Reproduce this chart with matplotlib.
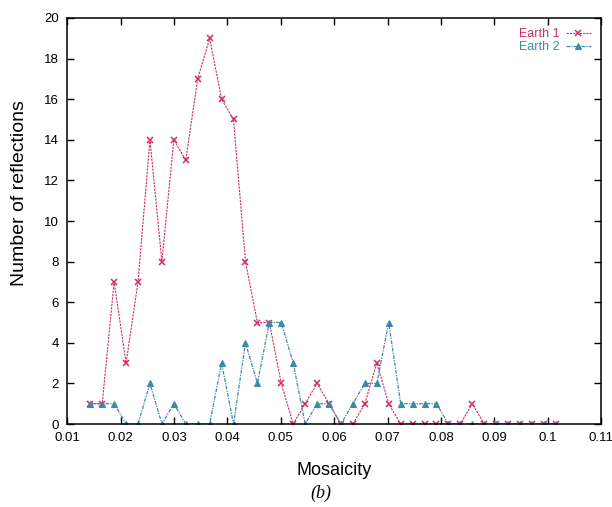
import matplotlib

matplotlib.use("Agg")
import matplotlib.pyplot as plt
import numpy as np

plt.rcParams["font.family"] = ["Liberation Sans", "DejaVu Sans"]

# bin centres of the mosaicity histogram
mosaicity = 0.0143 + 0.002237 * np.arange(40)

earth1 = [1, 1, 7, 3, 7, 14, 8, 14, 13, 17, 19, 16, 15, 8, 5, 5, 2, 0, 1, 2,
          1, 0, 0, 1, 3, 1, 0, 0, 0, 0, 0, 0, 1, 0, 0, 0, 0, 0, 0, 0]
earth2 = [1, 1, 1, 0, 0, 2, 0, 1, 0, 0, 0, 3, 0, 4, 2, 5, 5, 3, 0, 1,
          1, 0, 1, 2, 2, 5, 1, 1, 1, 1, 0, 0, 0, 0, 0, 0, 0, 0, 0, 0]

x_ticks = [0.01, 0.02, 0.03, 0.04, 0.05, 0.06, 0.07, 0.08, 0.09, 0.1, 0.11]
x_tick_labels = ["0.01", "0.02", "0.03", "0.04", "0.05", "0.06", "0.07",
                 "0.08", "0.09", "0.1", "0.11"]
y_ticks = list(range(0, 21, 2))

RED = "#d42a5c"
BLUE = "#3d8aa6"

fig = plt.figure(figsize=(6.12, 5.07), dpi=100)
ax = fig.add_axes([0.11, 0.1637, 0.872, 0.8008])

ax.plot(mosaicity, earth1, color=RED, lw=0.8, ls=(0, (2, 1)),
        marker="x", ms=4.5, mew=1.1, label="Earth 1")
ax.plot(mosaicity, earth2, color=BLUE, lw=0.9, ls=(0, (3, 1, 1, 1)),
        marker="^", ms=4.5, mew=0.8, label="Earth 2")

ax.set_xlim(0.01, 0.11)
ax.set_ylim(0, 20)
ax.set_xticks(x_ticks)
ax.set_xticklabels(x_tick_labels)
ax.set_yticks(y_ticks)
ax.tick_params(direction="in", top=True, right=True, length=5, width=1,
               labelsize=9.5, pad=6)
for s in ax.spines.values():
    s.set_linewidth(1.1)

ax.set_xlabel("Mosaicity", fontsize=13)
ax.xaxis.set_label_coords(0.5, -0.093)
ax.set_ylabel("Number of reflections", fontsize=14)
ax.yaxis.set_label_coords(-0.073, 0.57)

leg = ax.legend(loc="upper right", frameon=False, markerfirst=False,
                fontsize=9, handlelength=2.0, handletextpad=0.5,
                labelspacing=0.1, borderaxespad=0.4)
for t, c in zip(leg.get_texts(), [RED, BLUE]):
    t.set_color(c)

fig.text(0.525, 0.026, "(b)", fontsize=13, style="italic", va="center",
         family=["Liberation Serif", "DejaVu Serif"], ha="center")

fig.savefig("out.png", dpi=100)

──────

* Problem to work on
Return the listing above word for word, with the pictures removed.

* Solution for this problem
Reproduce this chart with matplotlib.
import matplotlib

matplotlib.use("Agg")
import matplotlib.pyplot as plt
import numpy as np

plt.rcParams["font.family"] = ["Liberation Sans", "DejaVu Sans"]

# bin centres of the mosaicity histogram
mosaicity = 0.0143 + 0.002237 * np.arange(40)

earth1 = [1, 1, 7, 3, 7, 14, 8, 14, 13, 17, 19, 16, 15, 8, 5, 5, 2, 0, 1, 2,
          1, 0, 0, 1, 3, 1, 0, 0, 0, 0, 0, 0, 1, 0, 0, 0, 0, 0, 0, 0]
earth2 = [1, 1, 1, 0, 0, 2, 0, 1, 0, 0, 0, 3, 0, 4, 2, 5, 5, 3, 0, 1,
          1, 0, 1, 2, 2, 5, 1, 1, 1, 1, 0, 0, 0, 0, 0, 0, 0, 0, 0, 0]

x_ticks = [0.01, 0.02, 0.03, 0.04, 0.05, 0.06, 0.07, 0.08, 0.09, 0.1, 0.11]
x_tick_labels = ["0.01", "0.02", "0.03", "0.04", "0.05", "0.06", "0.07",
                 "0.08", "0.09", "0.1", "0.11"]
y_ticks = list(range(0, 21, 2))

RED = "#d42a5c"
BLUE = "#3d8aa6"

fig = plt.figure(figsize=(6.12, 5.07), dpi=100)
ax = fig.add_axes([0.11, 0.1637, 0.872, 0.8008])

ax.plot(mosaicity, earth1, color=RED, lw=0.8, ls=(0, (2, 1)),
        marker="x", ms=4.5, mew=1.1, label="Earth 1")
ax.plot(mosaicity, earth2, color=BLUE, lw=0.9, ls=(0, (3, 1, 1, 1)),
        marker="^", ms=4.5, mew=0.8, label="Earth 2")

ax.set_xlim(0.01, 0.11)
ax.set_ylim(0, 20)
ax.set_xticks(x_ticks)
ax.set_xticklabels(x_tick_labels)
ax.set_yticks(y_ticks)
ax.tick_params(direction="in", top=True, right=True, length=5, width=1,
               labelsize=9.5, pad=6)
for s in ax.spines.values():
    s.set_linewidth(1.1)

ax.set_xlabel("Mosaicity", fontsize=13)
ax.xaxis.set_label_coords(0.5, -0.093)
ax.set_ylabel("Number of reflections", fontsize=14)
ax.yaxis.set_label_coords(-0.073, 0.57)

leg = ax.legend(loc="upper right", frameon=False, markerfirst=False,
                fontsize=9, handlelength=2.0, handletextpad=0.5,
                labelspacing=0.1, borderaxespad=0.4)
for t, c in zip(leg.get_texts(), [RED, BLUE]):
    t.set_color(c)

fig.text(0.525, 0.026, "(b)", fontsize=13, style="italic", va="center",
         family=["Liberation Serif", "DejaVu Serif"], ha="center")

fig.savefig("out.png", dpi=100)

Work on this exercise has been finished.